» Work instructions: Can you reproduce the data beneath, keeping every line exact?

» Records for this task:
---*---

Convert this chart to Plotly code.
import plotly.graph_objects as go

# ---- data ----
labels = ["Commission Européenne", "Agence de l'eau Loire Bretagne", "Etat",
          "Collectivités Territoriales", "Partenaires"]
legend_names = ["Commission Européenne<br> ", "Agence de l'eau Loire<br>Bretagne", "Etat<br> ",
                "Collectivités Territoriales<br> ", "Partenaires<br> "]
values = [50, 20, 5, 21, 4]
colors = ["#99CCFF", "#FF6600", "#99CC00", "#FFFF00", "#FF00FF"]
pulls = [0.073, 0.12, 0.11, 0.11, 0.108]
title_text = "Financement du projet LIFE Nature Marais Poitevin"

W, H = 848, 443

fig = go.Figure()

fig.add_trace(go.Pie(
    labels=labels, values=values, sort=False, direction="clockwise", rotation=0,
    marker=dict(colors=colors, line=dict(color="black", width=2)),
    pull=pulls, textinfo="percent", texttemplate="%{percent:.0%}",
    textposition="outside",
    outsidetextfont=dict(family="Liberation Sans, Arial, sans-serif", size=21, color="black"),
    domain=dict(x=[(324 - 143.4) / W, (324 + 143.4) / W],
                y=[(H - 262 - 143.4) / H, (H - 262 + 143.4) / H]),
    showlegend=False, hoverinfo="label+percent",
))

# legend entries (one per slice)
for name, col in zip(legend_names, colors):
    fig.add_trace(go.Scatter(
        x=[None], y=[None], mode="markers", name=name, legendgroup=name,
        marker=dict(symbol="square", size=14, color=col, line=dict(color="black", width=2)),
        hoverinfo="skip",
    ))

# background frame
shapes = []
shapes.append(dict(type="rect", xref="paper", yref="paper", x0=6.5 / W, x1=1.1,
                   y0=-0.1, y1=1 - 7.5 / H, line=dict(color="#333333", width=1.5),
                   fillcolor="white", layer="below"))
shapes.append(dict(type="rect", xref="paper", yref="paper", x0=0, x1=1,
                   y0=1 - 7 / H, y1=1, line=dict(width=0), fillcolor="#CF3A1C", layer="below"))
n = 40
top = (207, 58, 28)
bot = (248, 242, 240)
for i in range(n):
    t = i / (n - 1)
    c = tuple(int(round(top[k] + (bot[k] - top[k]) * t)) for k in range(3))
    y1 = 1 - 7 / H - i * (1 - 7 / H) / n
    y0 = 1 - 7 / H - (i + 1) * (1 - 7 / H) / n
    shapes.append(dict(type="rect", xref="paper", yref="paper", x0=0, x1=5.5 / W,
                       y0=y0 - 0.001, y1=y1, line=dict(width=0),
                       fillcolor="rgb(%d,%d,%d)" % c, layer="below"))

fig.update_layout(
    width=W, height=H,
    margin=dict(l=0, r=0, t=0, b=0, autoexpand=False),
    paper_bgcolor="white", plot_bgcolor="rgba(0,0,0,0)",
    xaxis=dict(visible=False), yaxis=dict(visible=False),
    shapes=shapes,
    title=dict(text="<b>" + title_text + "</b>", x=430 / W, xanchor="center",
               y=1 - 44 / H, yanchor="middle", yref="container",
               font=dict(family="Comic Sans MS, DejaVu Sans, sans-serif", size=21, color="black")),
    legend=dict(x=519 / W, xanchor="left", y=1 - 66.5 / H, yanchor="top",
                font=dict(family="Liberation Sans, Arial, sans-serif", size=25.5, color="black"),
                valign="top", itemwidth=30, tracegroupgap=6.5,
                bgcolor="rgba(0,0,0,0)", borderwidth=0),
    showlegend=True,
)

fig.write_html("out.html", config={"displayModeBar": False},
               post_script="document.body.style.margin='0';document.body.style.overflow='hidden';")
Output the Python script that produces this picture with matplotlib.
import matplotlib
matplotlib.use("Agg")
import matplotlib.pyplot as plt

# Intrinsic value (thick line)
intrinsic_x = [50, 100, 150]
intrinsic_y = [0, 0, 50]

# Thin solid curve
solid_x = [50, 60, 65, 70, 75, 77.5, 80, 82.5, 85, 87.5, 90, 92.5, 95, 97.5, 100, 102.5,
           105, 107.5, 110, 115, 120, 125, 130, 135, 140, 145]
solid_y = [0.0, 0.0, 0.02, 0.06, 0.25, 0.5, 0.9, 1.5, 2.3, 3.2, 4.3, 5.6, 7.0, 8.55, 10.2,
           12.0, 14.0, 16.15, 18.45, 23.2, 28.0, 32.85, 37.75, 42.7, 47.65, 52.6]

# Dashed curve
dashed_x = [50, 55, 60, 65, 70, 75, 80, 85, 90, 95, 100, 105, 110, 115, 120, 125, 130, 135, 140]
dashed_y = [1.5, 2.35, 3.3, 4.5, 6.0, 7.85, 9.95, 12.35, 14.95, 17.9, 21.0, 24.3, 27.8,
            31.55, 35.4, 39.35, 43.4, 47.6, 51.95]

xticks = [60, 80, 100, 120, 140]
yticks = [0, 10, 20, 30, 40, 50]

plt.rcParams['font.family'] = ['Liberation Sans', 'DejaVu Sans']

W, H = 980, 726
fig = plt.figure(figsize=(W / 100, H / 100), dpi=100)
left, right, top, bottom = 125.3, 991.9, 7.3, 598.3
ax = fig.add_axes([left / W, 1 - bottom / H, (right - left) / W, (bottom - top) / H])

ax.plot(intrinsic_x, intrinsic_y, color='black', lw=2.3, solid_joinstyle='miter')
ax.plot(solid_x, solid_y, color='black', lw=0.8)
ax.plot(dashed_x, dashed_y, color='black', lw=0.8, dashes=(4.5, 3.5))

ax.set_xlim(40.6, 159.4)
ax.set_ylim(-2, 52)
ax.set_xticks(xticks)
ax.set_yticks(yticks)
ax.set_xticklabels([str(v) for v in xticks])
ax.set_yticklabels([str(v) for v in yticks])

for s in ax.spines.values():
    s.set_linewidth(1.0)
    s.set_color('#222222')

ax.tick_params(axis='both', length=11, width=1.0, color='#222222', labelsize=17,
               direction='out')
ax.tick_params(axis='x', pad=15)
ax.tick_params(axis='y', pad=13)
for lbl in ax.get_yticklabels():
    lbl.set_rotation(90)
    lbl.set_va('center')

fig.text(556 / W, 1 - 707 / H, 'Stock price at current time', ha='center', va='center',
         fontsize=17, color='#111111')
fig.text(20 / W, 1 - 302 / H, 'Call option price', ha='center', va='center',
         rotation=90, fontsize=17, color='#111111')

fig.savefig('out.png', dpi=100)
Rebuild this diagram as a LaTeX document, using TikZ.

---*---

» Task solution:
Convert this chart to Plotly code.
import plotly.graph_objects as go

# ---- data ----
labels = ["Commission Européenne", "Agence de l'eau Loire Bretagne", "Etat",
          "Collectivités Territoriales", "Partenaires"]
legend_names = ["Commission Européenne<br> ", "Agence de l'eau Loire<br>Bretagne", "Etat<br> ",
                "Collectivités Territoriales<br> ", "Partenaires<br> "]
values = [50, 20, 5, 21, 4]
colors = ["#99CCFF", "#FF6600", "#99CC00", "#FFFF00", "#FF00FF"]
pulls = [0.073, 0.12, 0.11, 0.11, 0.108]
title_text = "Financement du projet LIFE Nature Marais Poitevin"

W, H = 848, 443

fig = go.Figure()

fig.add_trace(go.Pie(
    labels=labels, values=values, sort=False, direction="clockwise", rotation=0,
    marker=dict(colors=colors, line=dict(color="black", width=2)),
    pull=pulls, textinfo="percent", texttemplate="%{percent:.0%}",
    textposition="outside",
    outsidetextfont=dict(family="Liberation Sans, Arial, sans-serif", size=21, color="black"),
    domain=dict(x=[(324 - 143.4) / W, (324 + 143.4) / W],
                y=[(H - 262 - 143.4) / H, (H - 262 + 143.4) / H]),
    showlegend=False, hoverinfo="label+percent",
))

# legend entries (one per slice)
for name, col in zip(legend_names, colors):
    fig.add_trace(go.Scatter(
        x=[None], y=[None], mode="markers", name=name, legendgroup=name,
        marker=dict(symbol="square", size=14, color=col, line=dict(color="black", width=2)),
        hoverinfo="skip",
    ))

# background frame
shapes = []
shapes.append(dict(type="rect", xref="paper", yref="paper", x0=6.5 / W, x1=1.1,
                   y0=-0.1, y1=1 - 7.5 / H, line=dict(color="#333333", width=1.5),
                   fillcolor="white", layer="below"))
shapes.append(dict(type="rect", xref="paper", yref="paper", x0=0, x1=1,
                   y0=1 - 7 / H, y1=1, line=dict(width=0), fillcolor="#CF3A1C", layer="below"))
n = 40
top = (207, 58, 28)
bot = (248, 242, 240)
for i in range(n):
    t = i / (n - 1)
    c = tuple(int(round(top[k] + (bot[k] - top[k]) * t)) for k in range(3))
    y1 = 1 - 7 / H - i * (1 - 7 / H) / n
    y0 = 1 - 7 / H - (i + 1) * (1 - 7 / H) / n
    shapes.append(dict(type="rect", xref="paper", yref="paper", x0=0, x1=5.5 / W,
                       y0=y0 - 0.001, y1=y1, line=dict(width=0),
                       fillcolor="rgb(%d,%d,%d)" % c, layer="below"))

fig.update_layout(
    width=W, height=H,
    margin=dict(l=0, r=0, t=0, b=0, autoexpand=False),
    paper_bgcolor="white", plot_bgcolor="rgba(0,0,0,0)",
    xaxis=dict(visible=False), yaxis=dict(visible=False),
    shapes=shapes,
    title=dict(text="<b>" + title_text + "</b>", x=430 / W, xanchor="center",
               y=1 - 44 / H, yanchor="middle", yref="container",
               font=dict(family="Comic Sans MS, DejaVu Sans, sans-serif", size=21, color="black")),
    legend=dict(x=519 / W, xanchor="left", y=1 - 66.5 / H, yanchor="top",
                font=dict(family="Liberation Sans, Arial, sans-serif", size=25.5, color="black"),
                valign="top", itemwidth=30, tracegroupgap=6.5,
                bgcolor="rgba(0,0,0,0)", borderwidth=0),
    showlegend=True,
)

fig.write_html("out.html", config={"displayModeBar": False},
               post_script="document.body.style.margin='0';document.body.style.overflow='hidden';")
Output the Python script that produces this picture with matplotlib.
import matplotlib
matplotlib.use("Agg")
import matplotlib.pyplot as plt

# Intrinsic value (thick line)
intrinsic_x = [50, 100, 150]
intrinsic_y = [0, 0, 50]

# Thin solid curve
solid_x = [50, 60, 65, 70, 75, 77.5, 80, 82.5, 85, 87.5, 90, 92.5, 95, 97.5, 100, 102.5,
           105, 107.5, 110, 115, 120, 125, 130, 135, 140, 145]
solid_y = [0.0, 0.0, 0.02, 0.06, 0.25, 0.5, 0.9, 1.5, 2.3, 3.2, 4.3, 5.6, 7.0, 8.55, 10.2,
           12.0, 14.0, 16.15, 18.45, 23.2, 28.0, 32.85, 37.75, 42.7, 47.65, 52.6]

# Dashed curve
dashed_x = [50, 55, 60, 65, 70, 75, 80, 85, 90, 95, 100, 105, 110, 115, 120, 125, 130, 135, 140]
dashed_y = [1.5, 2.35, 3.3, 4.5, 6.0, 7.85, 9.95, 12.35, 14.95, 17.9, 21.0, 24.3, 27.8,
            31.55, 35.4, 39.35, 43.4, 47.6, 51.95]

xticks = [60, 80, 100, 120, 140]
yticks = [0, 10, 20, 30, 40, 50]

plt.rcParams['font.family'] = ['Liberation Sans', 'DejaVu Sans']

W, H = 980, 726
fig = plt.figure(figsize=(W / 100, H / 100), dpi=100)
left, right, top, bottom = 125.3, 991.9, 7.3, 598.3
ax = fig.add_axes([left / W, 1 - bottom / H, (right - left) / W, (bottom - top) / H])

ax.plot(intrinsic_x, intrinsic_y, color='black', lw=2.3, solid_joinstyle='miter')
ax.plot(solid_x, solid_y, color='black', lw=0.8)
ax.plot(dashed_x, dashed_y, color='black', lw=0.8, dashes=(4.5, 3.5))

ax.set_xlim(40.6, 159.4)
ax.set_ylim(-2, 52)
ax.set_xticks(xticks)
ax.set_yticks(yticks)
ax.set_xticklabels([str(v) for v in xticks])
ax.set_yticklabels([str(v) for v in yticks])

for s in ax.spines.values():
    s.set_linewidth(1.0)
    s.set_color('#222222')

ax.tick_params(axis='both', length=11, width=1.0, color='#222222', labelsize=17,
               direction='out')
ax.tick_params(axis='x', pad=15)
ax.tick_params(axis='y', pad=13)
for lbl in ax.get_yticklabels():
    lbl.set_rotation(90)
    lbl.set_va('center')

fig.text(556 / W, 1 - 707 / H, 'Stock price at current time', ha='center', va='center',
         fontsize=17, color='#111111')
fig.text(20 / W, 1 - 302 / H, 'Call option price', ha='center', va='center',
         rotation=90, fontsize=17, color='#111111')

fig.savefig('out.png', dpi=100)
Rebuild this diagram as a LaTeX document, using TikZ.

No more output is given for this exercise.